Speed up pasting text into Rails console
Recently we had to copy and paste large amounts of text into a ruby console and we found a pretty quick way to do it
Sometimes you just need to copy and paste a load of text into a Rails console!
You would generally start up a new console rails console
and start typing. You may have noticed that in newer versions of Ruby if you paste text it seems to input it quite slowly, one character at a time.
Rails uses IRB to manage the commands you enter and how the output is formatted. In recent years IRB has become an excellent tool, with lots of great features that we all take for granted, a simple one being syntax highlighting.
One of the tools that makes IRB so excellent is called multiline
it allows for, you guessed it! multi line editing. This is super powerful. But it is also relatively expensive, especially when all you need to do is paste some text and let it run.
If all you need your IRB session to do is let you run a quick command (even if that command is long) then you can start a rails console without it.
To do that you run this command rails console -- --nomultiline
. This will tell IRB to run without using multiline.

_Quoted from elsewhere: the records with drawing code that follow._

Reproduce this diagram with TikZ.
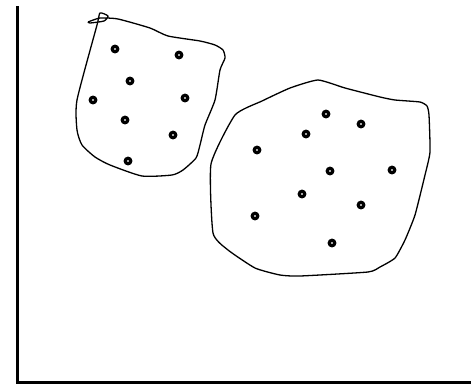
\documentclass[tikz,border=0pt]{standalone}
\begin{document}
\begin{tikzpicture}[x=1pt,y=-1pt,
  pt/.style={circle,draw=black,line width=3.2pt,fill=white,minimum size=5.5pt,inner sep=0pt},
  blob/.style={line width=1.3pt,line join=round},
  axis/.style={line width=2.4pt}]
\useasboundingbox (0,0) rectangle (471,384);
% axes
\coordinate (top) at (17.5,6);
\coordinate (origin) at (17.5,382.5);
\coordinate (right) at (471,382.5);
\draw[axis] (top) -- (origin) -- (right);
% left blob
\draw[blob] plot[smooth,tension=0.35] coordinates {
 (88,22) (100,18) (118,19) (150,28) (168,36) (200,41) (215,45) (223,50) (225,58) (220,70) (215,100) (205,125) (200,145) (196,158) (183,170) (172,175) (142,176) (110,165) (95,157) (82,145) (77,130) (77,100) (97,25) (100,13) (108,16) (104,21) (90,23) (88,22)};
% right blob
\draw[blob] plot[smooth cycle,tension=0.3] coordinates {
 (235,115) (262,101) (290,88) (318,80) (345,88) (380,97) (395,100) (420,102) (427,106) (429,115) (430,152) (425,175) (415,215) (405,240) (395,258) (380,267) (368,272) (300,276) (280,275) (255,268) (228,250) (213,233) (211,164)};
% points left
\node[pt] (a1) at (115,49) {};
\node[pt] (a2) at (179,55) {};
\node[pt] (a3) at (130,81) {};
\node[pt] (a4) at (93,100) {};
\node[pt] (a5) at (185,98) {};
\node[pt] (a6) at (125,120) {};
\node[pt] (a7) at (173,135) {};
\node[pt] (a8) at (128,161) {};
% points right
\node[pt] (b1) at (326,114) {};
\node[pt] (b2) at (361,124) {};
\node[pt] (b3) at (306,134) {};
\node[pt] (b4) at (257,150) {};
\node[pt] (b5) at (330,171) {};
\node[pt] (b6) at (392,170) {};
\node[pt] (b7) at (302,194) {};
\node[pt] (b8) at (361,205) {};
\node[pt] (b9) at (255,216) {};
\node[pt] (b10) at (332,243) {};
\end{tikzpicture}
\end{document}
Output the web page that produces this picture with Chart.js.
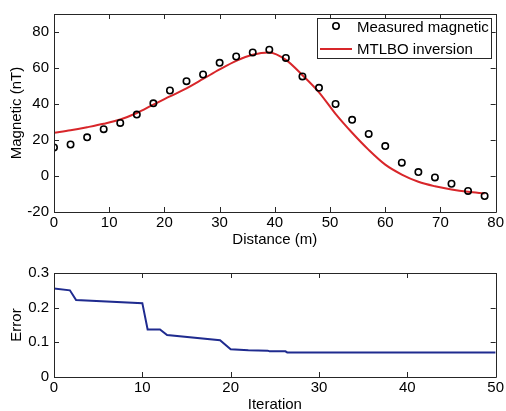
<!DOCTYPE html>
<html>
<head>
<meta charset="utf-8">
<script src="https://cdn.jsdelivr.net/npm/chart.js@4"></script>
<style>
    html, body { margin: 0; padding: 0; background: #fff; overflow: hidden; }
    .wrap { position: absolute; left: 0; width: 506px; }
    #topWrap { top: 0; height: 253px; }
    #bottomWrap { top: 250px; height: 165px; }
</style>
</head>
<body>
<div class="wrap" id="topWrap"><canvas id="magChart" width="506" height="253"></canvas></div>
<div class="wrap" id="bottomWrap"><canvas id="errChart" width="506" height="165"></canvas></div>
<script>
// profile along the survey line
var distance = [0, 3, 6, 9, 12, 15, 18, 21, 24, 27, 30, 33, 36, 39, 42, 45, 48, 51, 54, 57, 60, 63, 66, 69, 72, 75, 78];
var measured = [15.9, 17.5, 21.5, 26, 29.5, 34.1, 40.4, 47.5, 52.7, 56.4, 62.9, 66.4, 68.6, 70.2, 65.6, 55.3, 49, 40, 31.2, 23.4, 16.6, 7.4, 2.2, -0.8, -4.3, -8.3, -11.1];
var inversion = [24, 25.4, 27.1, 29, 31.4, 35, 39.7, 44.2, 48.7, 53.9, 59.2, 64, 67.4, 68.6, 64.5, 56, 46.5, 34.5, 24, 14.5, 6.3, 0.8, -3.2, -5.7, -7.5, -8.8, -9.7];

// convergence history
var iteration = [0, 1.8, 2.5, 10, 10.6, 12, 12.8, 18.8, 20, 22, 24.2, 24.4, 26.2, 26.4, 50];
var errorValues = [0.255, 0.25, 0.222, 0.213, 0.137, 0.137, 0.121, 0.106, 0.08, 0.077, 0.076, 0.074, 0.074, 0.071, 0.071];

var distanceTicks = [0, 10, 20, 30, 40, 50, 60, 70, 80];
var magneticTicks = [-20, 0, 20, 40, 60, 80];
var iterationTicks = [0, 10, 20, 30, 40, 50];
var errorTicks = [0, 0.1, 0.2, 0.3];

var FONT = "'Liberation Sans', Arial, sans-serif";
var AXIS_COLOR = '#262626';

function toPoints(xs, ys) {
    var pts = [];
    for (var i = 0; i < xs.length; i++) {
        pts.push({ x: xs[i], y: ys[i] });
    }
    return pts;
}

function setTicks(list) {
    return function (scale) {
        scale.ticks = list.map(function (v) { return { value: v }; });
    };
}

function fixSize(size) {
    return function (scale) {
        if (scale.isHorizontal()) {
            scale.height = size;
        } else {
            scale.width = size;
        }
    };
}

// box round the plot area with inward tick marks on all four sides
var framePlugin = {
    id: 'frame',
    afterDatasetsDraw: function (chart) {
        var ctx = chart.ctx;
        var a = chart.chartArea;
        var len = 5;
        ctx.save();
        ctx.strokeStyle = AXIS_COLOR;
        ctx.lineWidth = 1;
        ctx.beginPath();
        ctx.rect(Math.round(a.left) + 0.5, Math.round(a.top) + 0.5, Math.round(a.right - a.left), Math.round(a.bottom - a.top));
        chart.scales.x.ticks.forEach(function (t) {
            var px = Math.round(chart.scales.x.getPixelForValue(t.value)) + 0.5;
            ctx.moveTo(px, a.bottom);
            ctx.lineTo(px, a.bottom - len);
            ctx.moveTo(px, a.top);
            ctx.lineTo(px, a.top + len);
        });
        chart.scales.y.ticks.forEach(function (t) {
            var py = Math.round(chart.scales.y.getPixelForValue(t.value)) + 0.5;
            ctx.moveTo(a.left, py);
            ctx.lineTo(a.left + len, py);
            ctx.moveTo(a.right, py);
            ctx.lineTo(a.right - len, py);
        });
        ctx.stroke();
        ctx.restore();
    }
};

// legend box in the top right corner, built from the dataset styles
var boxLegendPlugin = {
    id: 'boxLegend',
    afterDraw: function (chart) {
        var ctx = chart.ctx;
        var sets = chart.data.datasets;
        var x0 = 317, y0 = 18, w = 174, rowH = 22;
        ctx.save();
        ctx.fillStyle = '#fff';
        ctx.fillRect(x0, y0, w, rowH * sets.length - 4);
        ctx.strokeStyle = AXIS_COLOR;
        ctx.lineWidth = 1;
        ctx.strokeRect(x0 + 0.5, y0 + 0.5, w, rowH * sets.length - 4);
        ctx.font = '15px ' + FONT;
        ctx.textBaseline = 'middle';
        ctx.textAlign = 'left';
        sets.forEach(function (ds, i) {
            var cy = y0 + 9 + i * rowH;
            if (ds.showLine) {
                ctx.strokeStyle = ds.borderColor;
                ctx.lineWidth = ds.borderWidth;
                ctx.beginPath();
                ctx.moveTo(x0 + 3, cy);
                ctx.lineTo(x0 + 35, cy);
                ctx.stroke();
            } else {
                ctx.strokeStyle = ds.pointBorderColor;
                ctx.lineWidth = ds.pointBorderWidth;
                ctx.beginPath();
                ctx.arc(x0 + 19, cy - 1, ds.pointRadius, 0, Math.PI * 2);
                ctx.stroke();
            }
            ctx.fillStyle = '#000';
            ctx.fillText(ds.label, x0 + 40, cy + 1);
        });
        ctx.restore();
    }
};

function axisTitle(text, pad) {
    return {
        display: true,
        text: text,
        color: '#000',
        font: { family: FONT, size: 15 },
        padding: pad
    };
}

function tickStyle(pad) {
    return {
        color: '#000',
        padding: pad,
        font: { family: FONT, size: 15 }
    };
}

new Chart(document.getElementById('magChart').getContext('2d'), {
    type: 'scatter',
    data: {
        datasets: [
            {
                label: 'Measured magnetic',
                data: toPoints(distance, measured),
                showLine: false,
                pointStyle: 'circle',
                pointRadius: 3.2,
                pointBackgroundColor: 'rgba(0,0,0,0)',
                pointBorderColor: '#000',
                pointBorderWidth: 1.6,
                order: 1
            },
            {
                label: 'MTLBO inversion',
                data: toPoints(distance, inversion),
                showLine: true,
                borderColor: '#d8262a',
                borderWidth: 2,
                pointRadius: 0,
                cubicInterpolationMode: 'monotone',
                order: 2
            }
        ]
    },
    options: {
        responsive: false,
        animation: false,
        layout: { padding: { left: 0, top: 13, right: 8, bottom: 0 } },
        plugins: { legend: { display: false }, tooltip: { enabled: false } },
        scales: {
            x: {
                type: 'linear',
                min: 0,
                max: 80,
                afterBuildTicks: setTicks(distanceTicks),
                afterFit: fixSize(41),
                grid: { display: false, drawTicks: false },
                border: { display: false },
                ticks: tickStyle(2),
                title: axisTitle('Distance (m)', { top: 0, bottom: 4 })
            },
            y: {
                type: 'linear',
                min: -20,
                max: 90,
                afterBuildTicks: setTicks(magneticTicks),
                afterFit: fixSize(54),
                grid: { display: false, drawTicks: false },
                border: { display: false },
                ticks: tickStyle(5),
                title: axisTitle('Magnetic (nT)', { top: 8, bottom: 0 })
            }
        }
    },
    plugins: [framePlugin, boxLegendPlugin]
});

new Chart(document.getElementById('errChart').getContext('2d'), {
    type: 'scatter',
    data: {
        datasets: [{
            label: 'Error',
            data: toPoints(iteration, errorValues),
            showLine: true,
            borderColor: '#1f2b8f',
            borderWidth: 2,
            pointRadius: 0,
            tension: 0
        }]
    },
    options: {
        responsive: false,
        animation: false,
        layout: { padding: { left: 0, top: 23, right: 8, bottom: 0 } },
        plugins: { legend: { display: false }, tooltip: { enabled: false } },
        scales: {
            x: {
                type: 'linear',
                min: 0,
                max: 50,
                afterBuildTicks: setTicks(iterationTicks),
                afterFit: fixSize(38),
                grid: { display: false, drawTicks: false },
                border: { display: false },
                ticks: tickStyle(2),
                title: axisTitle('Iteration', { top: 0, bottom: 1 })
            },
            y: {
                type: 'linear',
                min: 0,
                max: 0.3,
                afterBuildTicks: setTicks(errorTicks),
                afterFit: fixSize(54),
                grid: { display: false, drawTicks: false },
                border: { display: false },
                ticks: tickStyle(5),
                title: axisTitle('Error', { top: 8, bottom: 0 })
            }
        }
    },
    plugins: [framePlugin]
});
</script>
</body>
</html>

If you want to run IRB directly, you can disable multiline support with irb --nomultiline
.
I was running the commands on a Rails application hosted on Heroku, in order to get no multiline support there I ran heroku run "rails console -- --nomultiline" --app my_awesome_rails_app
.
If you’re wondering what the --
is between rails console
and --nomultiline
(I was). It means this is the end of the flags we’re passing to the original command (in this case rails), this means Rails must pass any additional flags right to IRB as an option.